THEY are the rules that critics say thwart the ambition of smaller clubs to take on the football establishment, while others believe they help cap excess in the richest league in the world.

As the summer transfer window closes, the Profit and Sustainability Regulations of the Premier League are often cited as why clubs chose to transfer or loan players or invest in future academy stars.

Last season, the league acted by fining Everton eight points, Nottingham Forest four points, and charging Manchester City with non-compliance. But how do they apply to a club like Saints after a season away in the English Football League?

The headline number is £105m, being the cumulative value of adjusted losses before tax over a three-year period that clubs need to stay under, but possible penalties can start sooner than that.

A cumulative triennial adjusted loss before tax of more than £15m but below £105m, means a club needs to demonstrate access to “secure funding” through received equity or a legally binding commitment from an equity participant, to recover loss positions from the previous two seasons, and any forecast losses in the next two years.

This means clubs can fund losses through committed equity investment up to this limit.

Otherwise, the league can invoke rule E.17, which could impose a restrictive budget, prohibiting the purchase of new players and the offer of contract extensions to existing players.

If cumulative adjusted losses over three years exceed £105m, then rule E.17 can continue to apply, along with a referral to a Disciplinary Commission, the outcome of which could be fines or points deductions.

The £105m threshold has been frozen since 2013, but what is behind the cumulative adjusted loss calculation?

First, if as of 31 March, the sum of a club’s statutory earnings before tax for its two preceding financial years are loss-making, then it must submit a calculation of its “aggregated adjusted earnings before tax” for those years and its forecast for the current season.

Adjusted earnings before tax is statutory profit before tax adjusted to exclude youth development costs, women’s football and community-related expenditure, depreciation and amortisation, other than those related to player registration costs.

These adjustments mean there is no disincentive from spending on the future, but the inclusion of the amortisation of capitalised player transfer and agent fees means big cash outflows will eventually be evenly expensed through profit and loss over the length of players’ contracts.

Previously, longer player agreements were one way to spread the cost, as Chelsea did last summer when they signed Romeo Lavia for an initial £53m for seven years, but last December the league voted to cap amortisation periods to five years.

Another is to renegotiate and extend current contracts prior to expiry, which allows the residual capitalised transfer fees to be amortised over the new longer period along with any new costs.

A heavy statutory loss before tax, at the start of the calculation, is the forerunner of non-compliance with PSR.

Everton, who took six of their eight-point deduction for breaching the limit in the three seasons to 2021-22, made total statutory losses before tax of £299m over the same period.

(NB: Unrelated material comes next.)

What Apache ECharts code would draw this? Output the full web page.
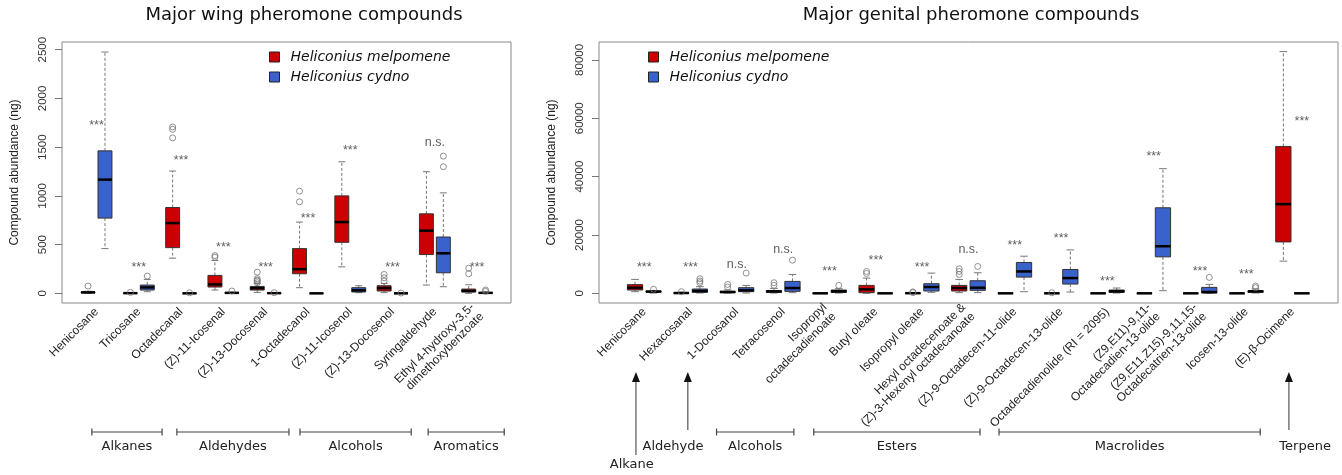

Meanwhile, Nottingham Forest, who were deducted four points last season, racked up statutory losses before tax in its last three published financial years to 30 June 2023 of £128m.

Meanwhile, their PSR aggregated adjusted loss threshold was reduced from £105m to around £61m because two of those years were spent in the EFL.

Leicester City may still incur penalties in relation to excess losses from their previous three years in the Premier League ending in season 2022-23, where their statutory losses before tax for the same period were £215m.

Southampton would have been closer than other seasons to the £105m threshold for their last three Premier League seasons to 30 June 2023, as the cumulative statutory pre-tax losses of parent group St Mary’s Football Group Limited, for the same period, were around £125m, before adjustments for allowable costs just kept them within the threshold.

Southampton's PSR loss threshold for the three seasons 2022, 2023, 2024 is expected to be lower at £83m to account for one year outside of the top tier, but key profits on player sales like Lavia, Tino Livramento and James Ward-Prowse also occurred in financial year 2024.